[DIRECTIVE]
Output the material below unchanged, apart from leaving out the pictures.

====== SOURCE MATERIAL ======

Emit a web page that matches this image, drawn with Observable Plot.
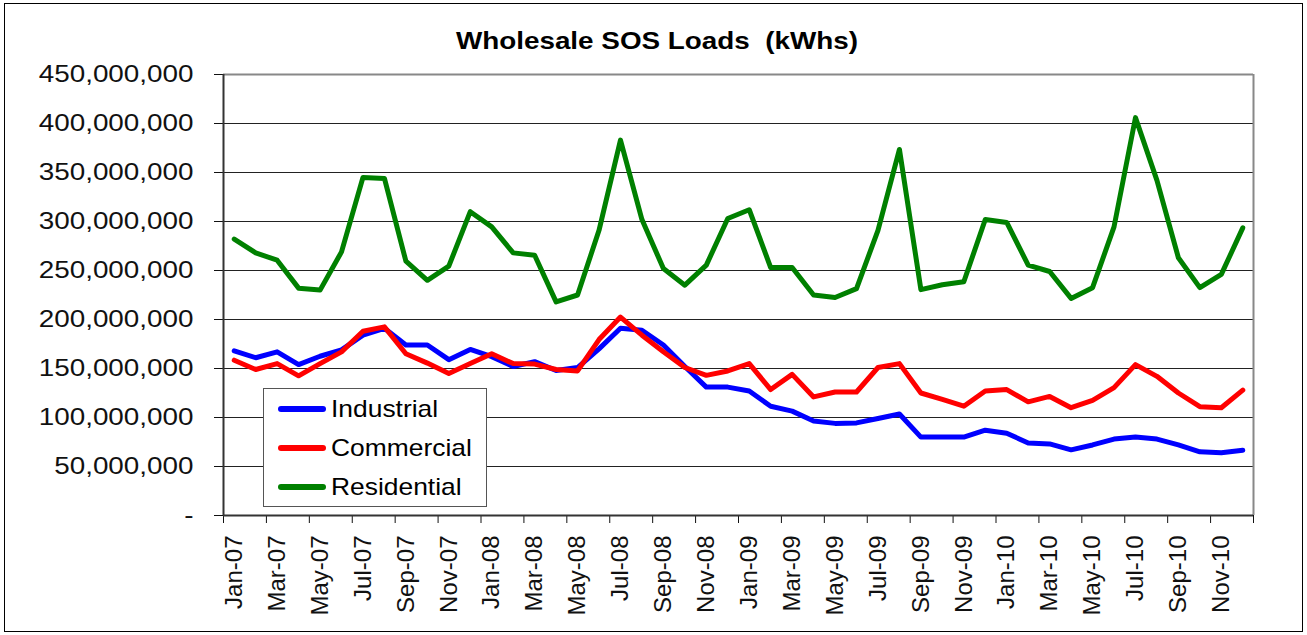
<!DOCTYPE html>
<html>
<head>
<meta charset="utf-8">
<script src="https://cdn.jsdelivr.net/npm/d3@7"></script>
<script src="https://cdn.jsdelivr.net/npm/@observablehq/plot@0.6"></script>
<style>
  body { margin: 0; background: #fff; font-family: "Liberation Sans", Arial, sans-serif; }
  #chart { position: relative; width: 1307px; height: 635px; overflow: hidden; background: #fff; }
  #title { position: relative; height: 60px; }
  #title span { position: absolute; left: 657px; top: 29px; font-size: 24px; line-height: 24px; font-weight: bold; white-space: pre; color: #000;
    transform: translateX(-50%) scaleX(1.16); }
  #frame { position: absolute; left: 4px; top: 3px; width: 1297px; height: 627px; border: 1px solid #000; pointer-events: none; }
  #legend { position: absolute; left: 263px; top: 388px; width: 222px; height: 117px; border: 1px solid #555; background: #fff; }
  .row { position: absolute; left: 0; height: 30px; width: 220px; }
  .swatch { position: absolute; left: 14px; top: 12px; width: 48px; height: 6px; border-radius: 3px; }
  .label { position: absolute; left: 67px; top: 3px; font-size: 24px; line-height: 24px; white-space: pre; color: #000; transform-origin: left center; transform: scaleX(1.1); }
</style>
</head>
<body>
<div id="chart">
  <div id="title"><span>Wholesale SOS Loads  (kWhs)</span></div>
  <div id="plot"></div>
  <div id="legend"></div>
  <div id="frame"></div>
</div>
<script>
const months = ["Jan-07","Feb-07","Mar-07","Apr-07","May-07","Jun-07","Jul-07","Aug-07","Sep-07","Oct-07","Nov-07","Dec-07",
  "Jan-08","Feb-08","Mar-08","Apr-08","May-08","Jun-08","Jul-08","Aug-08","Sep-08","Oct-08","Nov-08","Dec-08",
  "Jan-09","Feb-09","Mar-09","Apr-09","May-09","Jun-09","Jul-09","Aug-09","Sep-09","Oct-09","Nov-09","Dec-09",
  "Jan-10","Feb-10","Mar-10","Apr-10","May-10","Jun-10","Jul-10","Aug-10","Sep-10","Oct-10","Nov-10","Dec-10"];

const industrial = [168e6,161e6,167e6,154e6,162.5e6,169e6,184e6,191e6,174e6,174e6,159e6,169.5e6,
  162e6,152e6,157e6,148e6,151e6,170e6,191e6,189e6,174e6,152e6,131e6,131e6,
  127e6,111.5e6,106.5e6,96.5e6,94e6,94.5e6,99e6,103.5e6,80e6,80e6,80e6,87e6,
  84e6,74e6,73e6,67e6,72e6,78e6,80e6,78e6,72e6,65e6,64e6,66.5e6];

const commercial = [158.5e6,149e6,155e6,142.5e6,155e6,167e6,188e6,192.5e6,165e6,155.5e6,145e6,155e6,
  165e6,155e6,154.5e6,149e6,147.5e6,179.5e6,202.5e6,184e6,167e6,151e6,143e6,147.5e6,
  155e6,128.5e6,144e6,121e6,126e6,126e6,151e6,155e6,125e6,118.5e6,111.5e6,127e6,
  128.5e6,116e6,121.5e6,110e6,117.5e6,130.5e6,154e6,142e6,125e6,111e6,110e6,128e6];

const residential = [282e6,268e6,260.5e6,232e6,230e6,269e6,345e6,344e6,259.5e6,240e6,254.5e6,310e6,
  294.5e6,268e6,265.5e6,218e6,225e6,291e6,383e6,302e6,252e6,235e6,255.5e6,303e6,
  312e6,253e6,253e6,225e6,222.5e6,231.5e6,291e6,373.5e6,230.5e6,235.5e6,238.5e6,302e6,
  299e6,255.5e6,249e6,221.5e6,232.5e6,294.5e6,406e6,342e6,263e6,232.5e6,246e6,293.5e6];

const seriesNames = ["Industrial", "Commercial", "Residential"];
const seriesColors = ["#0000FF", "#FF0000", "#008000"];
const yTicks = [0, 50e6, 100e6, 150e6, 200e6, 250e6, 300e6, 350e6, 400e6, 450e6];
const yGrid = [50e6, 100e6, 150e6, 200e6, 250e6, 300e6, 350e6, 400e6];

const seriesValues = [industrial, commercial, residential];
const rows = [];
seriesNames.forEach((name, s) => {
  months.forEach((m, i) => rows.push({series: name, month: m, idx: i, pos: i + 0.5, value: seriesValues[s][i]}));
});

// category boundaries (every second month) and labelled category centres
const boundaryTicks = months.map((m, i) => i).filter(i => i % 2 === 0).concat([months.length]);
const labelTicks = months.map((m, i) => i).filter(i => i % 2 === 0).map(i => i + 0.5);

const fmt = d3.format(",");

const chart = Plot.plot({
  width: 1307,
  height: 575,
  marginTop: 14,
  marginBottom: 120,
  marginLeft: 223,
  marginRight: 54,
  style: { fontFamily: "Liberation Sans, Arial, sans-serif", fontSize: "24px", color: "#111", background: "transparent" },
  x: { type: "linear", domain: [0, months.length] },
  y: { domain: [0, 450e6] },
  color: { domain: seriesNames, range: seriesColors },
  marks: [
    Plot.gridY(yGrid, { stroke: "#222", strokeOpacity: 1, strokeWidth: 1 }),
    Plot.ruleY([450e6], { stroke: "#888", strokeWidth: 2 }),
    Plot.ruleX([months.length], { stroke: "#888", strokeWidth: 2 }),
    Plot.axisY(yTicks, { tickSize: 9, tickPadding: 21, fontSize: 24, label: null,
      tickFormat: d => d === 0 ? "-" : fmt(d) }),
    Plot.axisX(boundaryTicks, { tickSize: 8, tickFormat: () => "", label: null }),
    Plot.axisX(labelTicks, { tickSize: 0, tickPadding: 20, tickRotate: -90, fontSize: 24, label: null,
      tickFormat: d => months[Math.round(d - 0.5)] }),
    Plot.ruleX([0], { stroke: "#333", strokeWidth: 2 }),
    Plot.ruleY([0], { stroke: "#333", strokeWidth: 2 }),
    Plot.line(rows, { x: "pos", y: "value", z: "series", stroke: "series", strokeWidth: 5,
      strokeLinejoin: "round", strokeLinecap: "round" })
  ]
});
document.getElementById("plot").appendChild(chart);

// Stretch y tick labels horizontally like the original rendering
chart.querySelectorAll('g[aria-label="y-axis tick label"] text').forEach(t => {
  const len = t.getComputedTextLength();
  t.setAttribute("textLength", (len * 1.16).toFixed(1));
  t.setAttribute("lengthAdjust", "spacingAndGlyphs");
});

// Legend
const legend = document.getElementById("legend");
const rowTops = [5, 44, 83];
seriesNames.forEach((name, i) => {
  const r = document.createElement("div");
  r.className = "row";
  r.style.top = rowTops[i] + "px";
  const sw = document.createElement("div");
  sw.className = "swatch";
  sw.style.background = seriesColors[i];
  const lb = document.createElement("div");
  lb.className = "label";
  lb.textContent = name;
  r.appendChild(sw);
  r.appendChild(lb);
  legend.appendChild(r);
});
</script>
</body>
</html>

======

[RESULT FOR THIS EXERCISE]
Emit a web page that matches this image, drawn with Observable Plot.
<!DOCTYPE html>
<html>
<head>
<meta charset="utf-8">
<script src="https://cdn.jsdelivr.net/npm/d3@7"></script>
<script src="https://cdn.jsdelivr.net/npm/@observablehq/plot@0.6"></script>
<style>
  body { margin: 0; background: #fff; font-family: "Liberation Sans", Arial, sans-serif; }
  #chart { position: relative; width: 1307px; height: 635px; overflow: hidden; background: #fff; }
  #title { position: relative; height: 60px; }
  #title span { position: absolute; left: 657px; top: 29px; font-size: 24px; line-height: 24px; font-weight: bold; white-space: pre; color: #000;
    transform: translateX(-50%) scaleX(1.16); }
  #frame { position: absolute; left: 4px; top: 3px; width: 1297px; height: 627px; border: 1px solid #000; pointer-events: none; }
  #legend { position: absolute; left: 263px; top: 388px; width: 222px; height: 117px; border: 1px solid #555; background: #fff; }
  .row { position: absolute; left: 0; height: 30px; width: 220px; }
  .swatch { position: absolute; left: 14px; top: 12px; width: 48px; height: 6px; border-radius: 3px; }
  .label { position: absolute; left: 67px; top: 3px; font-size: 24px; line-height: 24px; white-space: pre; color: #000; transform-origin: left center; transform: scaleX(1.1); }
</style>
</head>
<body>
<div id="chart">
  <div id="title"><span>Wholesale SOS Loads  (kWhs)</span></div>
  <div id="plot"></div>
  <div id="legend"></div>
  <div id="frame"></div>
</div>
<script>
const months = ["Jan-07","Feb-07","Mar-07","Apr-07","May-07","Jun-07","Jul-07","Aug-07","Sep-07","Oct-07","Nov-07","Dec-07",
  "Jan-08","Feb-08","Mar-08","Apr-08","May-08","Jun-08","Jul-08","Aug-08","Sep-08","Oct-08","Nov-08","Dec-08",
  "Jan-09","Feb-09","Mar-09","Apr-09","May-09","Jun-09","Jul-09","Aug-09","Sep-09","Oct-09","Nov-09","Dec-09",
  "Jan-10","Feb-10","Mar-10","Apr-10","May-10","Jun-10","Jul-10","Aug-10","Sep-10","Oct-10","Nov-10","Dec-10"];

const industrial = [168e6,161e6,167e6,154e6,162.5e6,169e6,184e6,191e6,174e6,174e6,159e6,169.5e6,
  162e6,152e6,157e6,148e6,151e6,170e6,191e6,189e6,174e6,152e6,131e6,131e6,
  127e6,111.5e6,106.5e6,96.5e6,94e6,94.5e6,99e6,103.5e6,80e6,80e6,80e6,87e6,
  84e6,74e6,73e6,67e6,72e6,78e6,80e6,78e6,72e6,65e6,64e6,66.5e6];

const commercial = [158.5e6,149e6,155e6,142.5e6,155e6,167e6,188e6,192.5e6,165e6,155.5e6,145e6,155e6,
  165e6,155e6,154.5e6,149e6,147.5e6,179.5e6,202.5e6,184e6,167e6,151e6,143e6,147.5e6,
  155e6,128.5e6,144e6,121e6,126e6,126e6,151e6,155e6,125e6,118.5e6,111.5e6,127e6,
  128.5e6,116e6,121.5e6,110e6,117.5e6,130.5e6,154e6,142e6,125e6,111e6,110e6,128e6];

const residential = [282e6,268e6,260.5e6,232e6,230e6,269e6,345e6,344e6,259.5e6,240e6,254.5e6,310e6,
  294.5e6,268e6,265.5e6,218e6,225e6,291e6,383e6,302e6,252e6,235e6,255.5e6,303e6,
  312e6,253e6,253e6,225e6,222.5e6,231.5e6,291e6,373.5e6,230.5e6,235.5e6,238.5e6,302e6,
  299e6,255.5e6,249e6,221.5e6,232.5e6,294.5e6,406e6,342e6,263e6,232.5e6,246e6,293.5e6];

const seriesNames = ["Industrial", "Commercial", "Residential"];
const seriesColors = ["#0000FF", "#FF0000", "#008000"];
const yTicks = [0, 50e6, 100e6, 150e6, 200e6, 250e6, 300e6, 350e6, 400e6, 450e6];
const yGrid = [50e6, 100e6, 150e6, 200e6, 250e6, 300e6, 350e6, 400e6];

const seriesValues = [industrial, commercial, residential];
const rows = [];
seriesNames.forEach((name, s) => {
  months.forEach((m, i) => rows.push({series: name, month: m, idx: i, pos: i + 0.5, value: seriesValues[s][i]}));
});

// category boundaries (every second month) and labelled category centres
const boundaryTicks = months.map((m, i) => i).filter(i => i % 2 === 0).concat([months.length]);
const labelTicks = months.map((m, i) => i).filter(i => i % 2 === 0).map(i => i + 0.5);

const fmt = d3.format(",");

const chart = Plot.plot({
  width: 1307,
  height: 575,
  marginTop: 14,
  marginBottom: 120,
  marginLeft: 223,
  marginRight: 54,
  style: { fontFamily: "Liberation Sans, Arial, sans-serif", fontSize: "24px", color: "#111", background: "transparent" },
  x: { type: "linear", domain: [0, months.length] },
  y: { domain: [0, 450e6] },
  color: { domain: seriesNames, range: seriesColors },
  marks: [
    Plot.gridY(yGrid, { stroke: "#222", strokeOpacity: 1, strokeWidth: 1 }),
    Plot.ruleY([450e6], { stroke: "#888", strokeWidth: 2 }),
    Plot.ruleX([months.length], { stroke: "#888", strokeWidth: 2 }),
    Plot.axisY(yTicks, { tickSize: 9, tickPadding: 21, fontSize: 24, label: null,
      tickFormat: d => d === 0 ? "-" : fmt(d) }),
    Plot.axisX(boundaryTicks, { tickSize: 8, tickFormat: () => "", label: null }),
    Plot.axisX(labelTicks, { tickSize: 0, tickPadding: 20, tickRotate: -90, fontSize: 24, label: null,
      tickFormat: d => months[Math.round(d - 0.5)] }),
    Plot.ruleX([0], { stroke: "#333", strokeWidth: 2 }),
    Plot.ruleY([0], { stroke: "#333", strokeWidth: 2 }),
    Plot.line(rows, { x: "pos", y: "value", z: "series", stroke: "series", strokeWidth: 5,
      strokeLinejoin: "round", strokeLinecap: "round" })
  ]
});
document.getElementById("plot").appendChild(chart);

// Stretch y tick labels horizontally like the original rendering
chart.querySelectorAll('g[aria-label="y-axis tick label"] text').forEach(t => {
  const len = t.getComputedTextLength();
  t.setAttribute("textLength", (len * 1.16).toFixed(1));
  t.setAttribute("lengthAdjust", "spacingAndGlyphs");
});

// Legend
const legend = document.getElementById("legend");
const rowTops = [5, 44, 83];
seriesNames.forEach((name, i) => {
  const r = document.createElement("div");
  r.className = "row";
  r.style.top = rowTops[i] + "px";
  const sw = document.createElement("div");
  sw.className = "swatch";
  sw.style.background = seriesColors[i];
  const lb = document.createElement("div");
  lb.className = "label";
  lb.textContent = name;
  r.appendChild(sw);
  r.appendChild(lb);
  legend.appendChild(r);
});
</script>
</body>
</html>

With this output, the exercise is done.